See also: How to list the kernel Device Tree | Unix & Linux Stack Exchange

dtc in Buildroot

Buildroot has a BR2_PACKAGE_DTC=y config to put dtc inside the root filesystem.

QEMU -machine dumpdtb

If you are running Linux inside QEMU, QEMU automatically generates the DTBs if you don't give it explicitly with -dtb, and so it is also able to dump it directly with:

qemu-system-aarch64 -machine virt -cpu cortex-a57 -machine dumpdtb=dtb.dtb

as mentioned at: https://lists.gnu.org/archive/html/qemu-discuss/2017-02/msg00051.html

Tested with this QEMU + Buildroot setup on the Linux kernel v4.19 arm64.

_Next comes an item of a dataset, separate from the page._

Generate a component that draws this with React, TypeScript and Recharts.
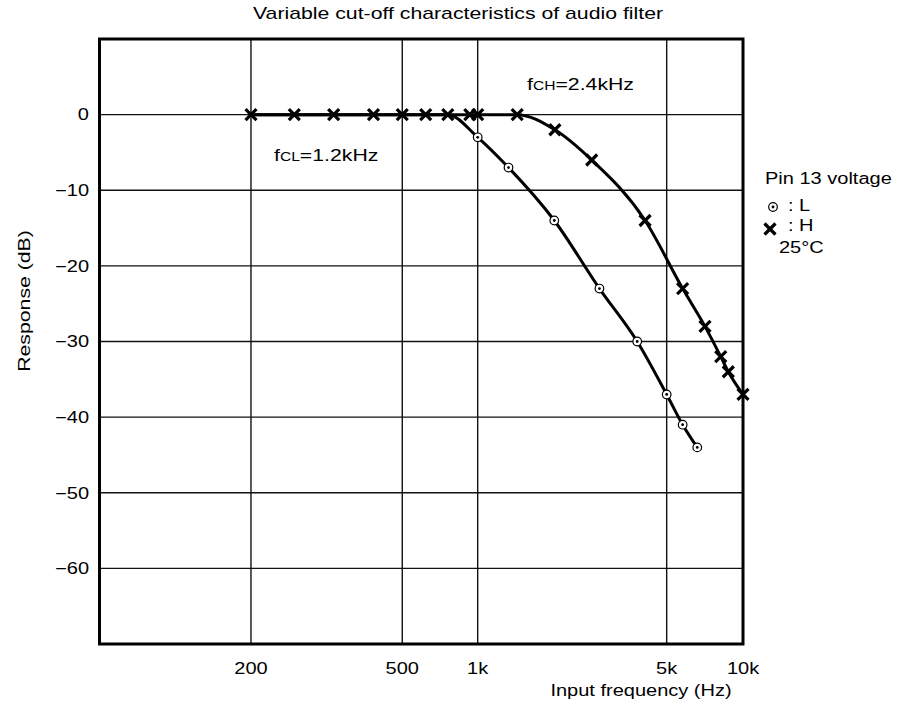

Thanks to Harry Tsai for pointing out the kernel documentation that says that /proc/device-tree is preferred for userland.

  • 2
    @AnthonyD973 The ABI docs take the opposite position: Userspace must not use the /sys/firmware/devicetree/base path directly, but instead should follow /proc/device-tree symlink.
    – Harry Tsai
    Commented Mar 31, 2021 at 19:12
  • @HarryTsai I stand corrected ; thanks a lot! I've deleted my other comment to avoid confusion.
    – adentinger
    Commented Mar 31, 2021 at 21:04
  • 2
    /sys/firmware/fdt is the device tree blob file location Commented Jan 11, 2022 at 13:42
  • How does this relate to /dev/dtb
    – tmm1
    Commented Dec 7, 2022 at 4:19
  • @tmm1 haven't seen that one. Try grepping source or asking a new question. Commented Dec 7, 2022 at 6:04

I'm not sure if I understand you correctly.

If you're on a system that booted using a dtb, your device tree should be accessible inside debugfs.

You can also try the dtc tools by Pantelis Antoniou, they include fdtdump and fdtget that print dts from a blob.

If you don't have a device tree at all and did not boot boot from a dtb, then you'll have to go through the machine code yourself and add all device specific attributes and nodes to your dts. There is no "synthetic" device tree generated for such a boot. A starting point would be a similar machine or parent and then working your way system by system.

  • Thanks, to clarify. There is a chance that the dtb might be accessible through through the debugfs yet that would rely on CONFIG_DEBUG_FS in .config and even if set still on the mere whim that they actually used a dtb to start with, do I read this right? So with some "bad luck" they did neither and used some sort of direct kernel patching instaed of device tree interface, also right? So this would mean the last resort woult be machine code, given they violate GPLv2 and closesource the kernel, right? Commented Feb 27, 2016 at 7:01
  • Yes and yes for the first two. Last, IANAL, but the machine arch/???/mach-???/board-???.c would contain the special devices present for a machine in older kernels. This should be covered by GPL and have to be available for a fee. Individual device drivers might be closed source, no violation there.